Start of Dataset extract

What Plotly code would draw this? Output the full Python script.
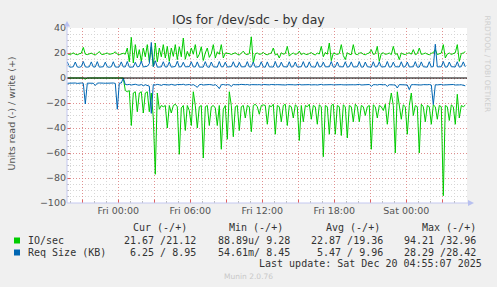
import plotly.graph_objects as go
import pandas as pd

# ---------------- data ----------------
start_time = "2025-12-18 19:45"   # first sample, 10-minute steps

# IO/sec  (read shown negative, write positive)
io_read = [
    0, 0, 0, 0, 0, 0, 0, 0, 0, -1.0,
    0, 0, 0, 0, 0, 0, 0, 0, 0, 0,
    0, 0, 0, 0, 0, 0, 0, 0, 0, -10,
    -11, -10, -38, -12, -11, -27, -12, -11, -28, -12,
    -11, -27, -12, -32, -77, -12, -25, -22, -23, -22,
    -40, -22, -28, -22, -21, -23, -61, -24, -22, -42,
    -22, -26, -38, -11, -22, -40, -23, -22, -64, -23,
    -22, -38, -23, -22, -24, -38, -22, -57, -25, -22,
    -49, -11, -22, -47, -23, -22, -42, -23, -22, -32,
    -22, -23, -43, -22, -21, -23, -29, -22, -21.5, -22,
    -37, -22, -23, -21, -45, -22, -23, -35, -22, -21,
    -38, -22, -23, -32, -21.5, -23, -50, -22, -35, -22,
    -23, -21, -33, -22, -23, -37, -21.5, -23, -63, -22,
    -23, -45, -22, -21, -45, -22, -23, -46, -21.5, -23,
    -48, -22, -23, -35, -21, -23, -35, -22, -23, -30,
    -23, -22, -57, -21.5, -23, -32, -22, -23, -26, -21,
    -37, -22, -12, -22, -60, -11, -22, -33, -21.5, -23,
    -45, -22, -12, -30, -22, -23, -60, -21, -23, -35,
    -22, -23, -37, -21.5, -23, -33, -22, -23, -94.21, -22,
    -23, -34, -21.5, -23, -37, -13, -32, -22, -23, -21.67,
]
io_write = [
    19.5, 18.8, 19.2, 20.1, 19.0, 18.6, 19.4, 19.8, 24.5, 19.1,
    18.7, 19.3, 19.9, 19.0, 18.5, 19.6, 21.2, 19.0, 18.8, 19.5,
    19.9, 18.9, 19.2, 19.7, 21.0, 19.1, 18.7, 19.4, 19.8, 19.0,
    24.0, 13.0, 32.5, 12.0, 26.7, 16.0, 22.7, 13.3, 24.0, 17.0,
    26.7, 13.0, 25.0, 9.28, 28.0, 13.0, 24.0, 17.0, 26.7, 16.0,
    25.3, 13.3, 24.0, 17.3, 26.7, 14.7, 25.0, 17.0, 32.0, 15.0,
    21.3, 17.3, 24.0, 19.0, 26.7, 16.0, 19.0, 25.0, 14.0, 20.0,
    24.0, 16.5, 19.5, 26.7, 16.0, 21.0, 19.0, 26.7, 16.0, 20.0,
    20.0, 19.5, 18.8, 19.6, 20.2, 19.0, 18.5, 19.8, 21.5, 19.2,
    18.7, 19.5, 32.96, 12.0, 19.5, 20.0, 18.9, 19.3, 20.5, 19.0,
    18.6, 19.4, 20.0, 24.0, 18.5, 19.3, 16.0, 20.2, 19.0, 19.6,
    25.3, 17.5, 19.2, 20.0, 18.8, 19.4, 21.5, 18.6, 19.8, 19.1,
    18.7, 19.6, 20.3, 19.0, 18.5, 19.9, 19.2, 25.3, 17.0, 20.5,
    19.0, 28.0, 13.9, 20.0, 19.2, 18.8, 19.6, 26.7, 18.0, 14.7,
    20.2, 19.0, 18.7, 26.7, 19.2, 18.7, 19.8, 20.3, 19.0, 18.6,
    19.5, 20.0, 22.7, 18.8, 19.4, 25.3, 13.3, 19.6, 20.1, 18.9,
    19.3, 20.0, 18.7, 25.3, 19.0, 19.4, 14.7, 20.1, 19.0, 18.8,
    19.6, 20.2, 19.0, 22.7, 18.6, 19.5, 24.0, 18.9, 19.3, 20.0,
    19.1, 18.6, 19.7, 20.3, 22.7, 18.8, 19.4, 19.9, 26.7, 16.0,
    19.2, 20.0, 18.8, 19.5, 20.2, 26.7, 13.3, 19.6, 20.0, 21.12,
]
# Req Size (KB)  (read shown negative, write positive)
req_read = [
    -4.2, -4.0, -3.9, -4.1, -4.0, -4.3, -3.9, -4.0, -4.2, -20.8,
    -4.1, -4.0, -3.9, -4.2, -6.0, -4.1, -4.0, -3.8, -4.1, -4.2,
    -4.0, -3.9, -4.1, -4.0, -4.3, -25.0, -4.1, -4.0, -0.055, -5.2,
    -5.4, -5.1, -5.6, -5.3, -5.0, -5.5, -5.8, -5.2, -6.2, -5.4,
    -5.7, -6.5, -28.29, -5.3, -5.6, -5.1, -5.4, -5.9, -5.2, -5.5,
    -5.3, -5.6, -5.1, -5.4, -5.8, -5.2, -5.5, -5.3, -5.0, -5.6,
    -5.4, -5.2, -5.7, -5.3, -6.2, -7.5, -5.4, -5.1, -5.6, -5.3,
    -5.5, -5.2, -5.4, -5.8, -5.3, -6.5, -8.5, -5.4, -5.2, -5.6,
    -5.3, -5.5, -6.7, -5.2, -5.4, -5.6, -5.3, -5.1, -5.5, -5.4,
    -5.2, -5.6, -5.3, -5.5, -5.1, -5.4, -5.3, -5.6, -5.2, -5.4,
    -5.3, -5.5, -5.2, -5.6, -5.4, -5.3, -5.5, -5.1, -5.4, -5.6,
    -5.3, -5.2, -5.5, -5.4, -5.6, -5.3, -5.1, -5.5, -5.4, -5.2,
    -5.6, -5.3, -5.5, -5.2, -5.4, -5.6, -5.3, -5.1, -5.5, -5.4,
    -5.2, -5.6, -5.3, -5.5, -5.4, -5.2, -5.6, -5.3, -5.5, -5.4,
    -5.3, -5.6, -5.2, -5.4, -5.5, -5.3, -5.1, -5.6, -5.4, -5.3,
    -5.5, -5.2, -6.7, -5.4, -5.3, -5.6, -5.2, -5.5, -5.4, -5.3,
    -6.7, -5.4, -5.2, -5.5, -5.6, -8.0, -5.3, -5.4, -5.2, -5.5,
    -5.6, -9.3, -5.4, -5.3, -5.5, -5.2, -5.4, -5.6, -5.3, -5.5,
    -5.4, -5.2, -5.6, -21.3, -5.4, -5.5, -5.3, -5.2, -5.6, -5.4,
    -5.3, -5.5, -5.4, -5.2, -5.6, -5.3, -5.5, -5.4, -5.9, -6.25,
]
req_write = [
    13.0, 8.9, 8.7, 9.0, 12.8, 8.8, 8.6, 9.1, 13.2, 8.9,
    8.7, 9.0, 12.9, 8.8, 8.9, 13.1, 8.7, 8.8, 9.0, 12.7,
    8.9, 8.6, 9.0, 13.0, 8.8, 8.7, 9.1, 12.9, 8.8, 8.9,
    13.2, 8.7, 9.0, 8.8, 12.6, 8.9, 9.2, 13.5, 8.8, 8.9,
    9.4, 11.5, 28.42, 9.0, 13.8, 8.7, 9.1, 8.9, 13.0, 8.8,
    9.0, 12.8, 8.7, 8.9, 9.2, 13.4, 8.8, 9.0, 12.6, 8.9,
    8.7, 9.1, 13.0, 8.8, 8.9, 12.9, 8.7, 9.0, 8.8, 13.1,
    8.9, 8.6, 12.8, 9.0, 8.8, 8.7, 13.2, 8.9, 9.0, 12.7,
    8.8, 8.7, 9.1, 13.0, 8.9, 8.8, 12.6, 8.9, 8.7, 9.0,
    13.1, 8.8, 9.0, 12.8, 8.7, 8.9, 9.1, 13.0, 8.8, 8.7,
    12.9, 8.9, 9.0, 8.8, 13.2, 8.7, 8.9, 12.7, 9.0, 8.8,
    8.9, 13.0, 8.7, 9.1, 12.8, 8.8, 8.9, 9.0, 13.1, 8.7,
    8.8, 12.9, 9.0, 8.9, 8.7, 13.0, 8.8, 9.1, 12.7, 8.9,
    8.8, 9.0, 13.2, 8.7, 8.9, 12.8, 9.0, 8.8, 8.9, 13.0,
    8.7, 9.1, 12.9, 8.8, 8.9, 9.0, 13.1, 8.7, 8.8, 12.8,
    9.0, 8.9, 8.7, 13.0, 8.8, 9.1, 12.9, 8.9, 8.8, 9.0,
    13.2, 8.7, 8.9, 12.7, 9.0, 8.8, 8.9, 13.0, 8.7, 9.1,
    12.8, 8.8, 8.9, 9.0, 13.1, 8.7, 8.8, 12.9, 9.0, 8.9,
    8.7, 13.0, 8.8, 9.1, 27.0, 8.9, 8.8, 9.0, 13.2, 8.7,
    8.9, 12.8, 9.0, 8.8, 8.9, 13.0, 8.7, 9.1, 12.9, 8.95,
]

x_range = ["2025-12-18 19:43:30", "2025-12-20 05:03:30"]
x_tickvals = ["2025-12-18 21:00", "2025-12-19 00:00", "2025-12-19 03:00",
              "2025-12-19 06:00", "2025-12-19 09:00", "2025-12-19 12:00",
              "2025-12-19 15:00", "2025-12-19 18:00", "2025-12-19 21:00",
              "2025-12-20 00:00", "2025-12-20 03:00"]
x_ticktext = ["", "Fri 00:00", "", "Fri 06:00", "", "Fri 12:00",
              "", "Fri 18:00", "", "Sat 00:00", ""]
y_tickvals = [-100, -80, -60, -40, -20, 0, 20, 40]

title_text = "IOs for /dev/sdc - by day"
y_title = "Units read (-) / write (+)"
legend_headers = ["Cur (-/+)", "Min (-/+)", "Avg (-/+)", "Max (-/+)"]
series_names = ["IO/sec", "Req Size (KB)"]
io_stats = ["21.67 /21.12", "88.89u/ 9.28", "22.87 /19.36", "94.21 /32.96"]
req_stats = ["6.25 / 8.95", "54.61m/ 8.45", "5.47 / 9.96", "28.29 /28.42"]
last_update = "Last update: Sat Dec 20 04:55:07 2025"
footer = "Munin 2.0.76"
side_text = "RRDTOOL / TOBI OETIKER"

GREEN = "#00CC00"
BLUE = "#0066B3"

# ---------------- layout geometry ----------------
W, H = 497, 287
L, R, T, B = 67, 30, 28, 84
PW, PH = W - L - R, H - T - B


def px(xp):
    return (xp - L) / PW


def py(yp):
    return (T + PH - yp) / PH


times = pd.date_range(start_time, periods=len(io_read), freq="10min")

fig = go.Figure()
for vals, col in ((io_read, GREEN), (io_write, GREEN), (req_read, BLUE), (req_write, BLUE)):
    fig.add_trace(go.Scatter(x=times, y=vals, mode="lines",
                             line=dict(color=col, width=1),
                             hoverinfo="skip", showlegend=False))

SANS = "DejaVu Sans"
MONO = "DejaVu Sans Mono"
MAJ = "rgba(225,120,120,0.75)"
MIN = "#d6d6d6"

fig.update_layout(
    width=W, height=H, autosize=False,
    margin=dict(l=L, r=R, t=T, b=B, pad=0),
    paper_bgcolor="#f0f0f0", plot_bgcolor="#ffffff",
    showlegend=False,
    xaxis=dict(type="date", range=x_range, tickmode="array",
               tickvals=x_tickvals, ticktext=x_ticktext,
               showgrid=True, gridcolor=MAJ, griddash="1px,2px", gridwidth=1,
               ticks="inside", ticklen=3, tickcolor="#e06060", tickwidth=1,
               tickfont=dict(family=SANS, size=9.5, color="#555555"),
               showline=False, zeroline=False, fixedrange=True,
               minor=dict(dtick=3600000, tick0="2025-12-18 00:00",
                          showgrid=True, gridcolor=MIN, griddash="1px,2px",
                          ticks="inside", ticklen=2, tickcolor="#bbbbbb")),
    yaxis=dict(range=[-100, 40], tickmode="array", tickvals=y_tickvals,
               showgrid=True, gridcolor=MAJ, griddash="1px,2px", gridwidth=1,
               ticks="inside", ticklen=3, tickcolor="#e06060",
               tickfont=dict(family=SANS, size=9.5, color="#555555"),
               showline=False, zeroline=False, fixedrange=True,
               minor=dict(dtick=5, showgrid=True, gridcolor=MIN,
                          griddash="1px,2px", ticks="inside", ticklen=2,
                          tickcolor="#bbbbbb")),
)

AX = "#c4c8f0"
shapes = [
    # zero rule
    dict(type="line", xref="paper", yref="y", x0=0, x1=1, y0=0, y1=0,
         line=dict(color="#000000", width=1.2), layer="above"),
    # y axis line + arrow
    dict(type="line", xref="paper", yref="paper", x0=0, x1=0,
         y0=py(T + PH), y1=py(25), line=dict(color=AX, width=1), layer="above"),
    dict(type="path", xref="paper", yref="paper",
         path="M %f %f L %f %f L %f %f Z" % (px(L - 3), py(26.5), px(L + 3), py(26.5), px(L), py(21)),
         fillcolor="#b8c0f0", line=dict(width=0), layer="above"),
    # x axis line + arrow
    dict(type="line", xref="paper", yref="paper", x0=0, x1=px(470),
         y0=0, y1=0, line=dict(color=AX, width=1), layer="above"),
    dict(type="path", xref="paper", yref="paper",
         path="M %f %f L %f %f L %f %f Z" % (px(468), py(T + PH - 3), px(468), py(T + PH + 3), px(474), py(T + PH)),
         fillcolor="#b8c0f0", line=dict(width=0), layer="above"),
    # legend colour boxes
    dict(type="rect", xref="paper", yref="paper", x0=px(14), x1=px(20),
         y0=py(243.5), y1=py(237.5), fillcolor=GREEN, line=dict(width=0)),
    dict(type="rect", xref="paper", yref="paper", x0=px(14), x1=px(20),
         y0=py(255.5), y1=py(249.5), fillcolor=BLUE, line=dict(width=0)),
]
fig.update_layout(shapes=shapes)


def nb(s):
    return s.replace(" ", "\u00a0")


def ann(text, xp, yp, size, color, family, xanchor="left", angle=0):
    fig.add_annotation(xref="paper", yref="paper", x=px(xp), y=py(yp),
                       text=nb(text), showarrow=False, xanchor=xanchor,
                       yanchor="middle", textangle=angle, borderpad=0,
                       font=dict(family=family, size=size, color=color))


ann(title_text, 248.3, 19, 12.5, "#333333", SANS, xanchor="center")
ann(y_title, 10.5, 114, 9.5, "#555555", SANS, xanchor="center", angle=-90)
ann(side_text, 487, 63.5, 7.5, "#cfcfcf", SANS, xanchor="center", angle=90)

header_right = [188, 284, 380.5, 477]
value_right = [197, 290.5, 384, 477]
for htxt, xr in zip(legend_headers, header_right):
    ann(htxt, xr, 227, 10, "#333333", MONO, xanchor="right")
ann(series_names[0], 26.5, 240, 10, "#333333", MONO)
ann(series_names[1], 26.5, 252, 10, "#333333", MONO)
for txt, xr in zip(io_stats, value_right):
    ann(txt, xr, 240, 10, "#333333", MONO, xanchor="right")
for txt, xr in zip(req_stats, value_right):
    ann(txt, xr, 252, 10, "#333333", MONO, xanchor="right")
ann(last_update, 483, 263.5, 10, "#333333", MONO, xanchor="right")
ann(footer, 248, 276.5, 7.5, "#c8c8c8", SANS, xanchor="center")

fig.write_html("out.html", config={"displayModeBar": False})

End of Dataset extract

▶ **What you should do**:
Write out an exact copy of the listing, first line through the line containing "sample, 10-minute steps", with the pictures left out.

▶ **Answer to the task**:
What Plotly code would draw this? Output the full Python script.
import plotly.graph_objects as go
import pandas as pd

# ---------------- data ----------------
start_time = "2025-12-18 19:45"   # first sample, 10-minute steps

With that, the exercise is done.